Wednesday, April 17, 2013
Swords & Wizardry Appreciation Day
For those who pay attention to such things, the Swords & Wizardry “retroclone” rules is the system on which my superhero roleplaying game, Hideouts & Hoodlums, game is built. Why? Well, that leads to my Appreciation Day contribution…
The top 4 reasons why Swords & Wizardry was perfect for Hideouts & Hoodlums
1. OD&D Compatibility. At the time, the White Box edition of S&W was the closest thing to the Original Dungeons & Dragons rules being published. It has some serious competition for that title nowadays, but it is still a close fit.
2. Movement is just a number. In D&D, a character’s movement rate was expressed in a number of inches a miniature representing that character could be moved across a table (itself representing the battlefield) in one combat round/turn. This was kept for years and years as a hanger-on from the game’s roots in miniatures-based wargaming. In S&W, your movement rate may be just 12. 12 what? If you’re not using miniatures, it doesn’t matter. 12 is now just a relative number, higher than 9 and lower than 15. Combat is a swifter thing when movement is simply relative. “Your move is 9 and mine is 12, so you can’t catch me” is a logical resolution to a chase sequence that doesn’t even need a referee’s intervention.
Now, I didn’t keep these number values in H&H because I, perhaps foolishly, wanted those numbers to mean something and I wanted to be able to convert them into MPH. But I now see that S&W may have had it right all along. As long as all movement is relative, I don’t need to know MPH (except for long-distance travel, which is really a non-combat concern and doesn’t usually need mechanics). I could even eliminate numbers and replace them with slow, average, fast, very fast, and so on. Which I might. See if I’m not tempted.
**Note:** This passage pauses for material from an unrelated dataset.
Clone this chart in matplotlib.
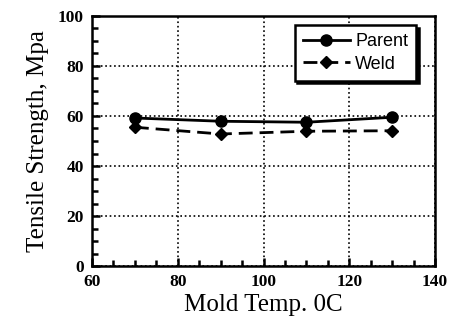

3. Easier saving throws. Nothing, game mechanics-wise, sets the bar for how dangerous the world is for the characters in it than the saving throw mechanic. Once you taste poison, get hit with a spell, or spring a trap, how difficult it is to make the saving throw determines how likely it is your character is now dead. High saving throw numbers mean the world is a deadly place. And the challenge of that can be fun sometimes. But it is difficult to be the hero in a setting where most of what you accomplish is just surviving. That’s why it’s important to have low saving throw numbers. Your characters can still face deadly opponents, even supervillains, but they are aberrations in a world that isn’t trying that hard to kill your characters. This more accurately reflects the world most superheroes live in.
4. Splitting up the experience point bonus. For a long time, I disliked the inherent unfairness of the XP bonus for high ability scores. Maybe that comes from me being unlucky with dice and seldom having characters with high ability scores, but it seemed an unfair additional advantage for someone who was already getting a game mechanic bonus for the high ability score to then also get to advance in level faster. And that was true – in later editions of D&D where power inflation kept adding more bonuses but also giving the xp bonus. What I was failing to see was, originally, the XP bonus was the game mechanic bonus. Because, in OD&D, what is going up in level other than a +1 hit die bonus, maybe a +1 to hit, and maybe a +1 to saving throws (depending on which level you are gaining)?
Still, the XP bonus was awfully easy for many characters to get. If you were making a Fighter and you had just one high ability score roll (assuming you were allowed to assign your rolls), you would obviously choose to place it in Strength, your Prime Requisite score, and – tada! – you got a 10% bonus. The rest of your ability scores hardly mattered at that point.
What S&W does differently is it makes you work for that bonus a little. If your Prime Requisite is high, that gives you +5%. But it also ties an additional +5% to your Wisdom and Charisma scores each as well. Besides giving you a chance at an even bigger total XP bonus, and giving you a reason to put high scores in WIS and CHA when they otherwise gave you no or little game mechanic bonus, it also says something about what it should take to do well as a hero. Now it’s not just about a Fighter being strong anymore. He has to have the Wisdom to use his strength wisely, and the Charisma to get people to follow his lead while he’s doing it. And that says a lot about what being a comic book superhero means to me, despite being such a small game mechanic.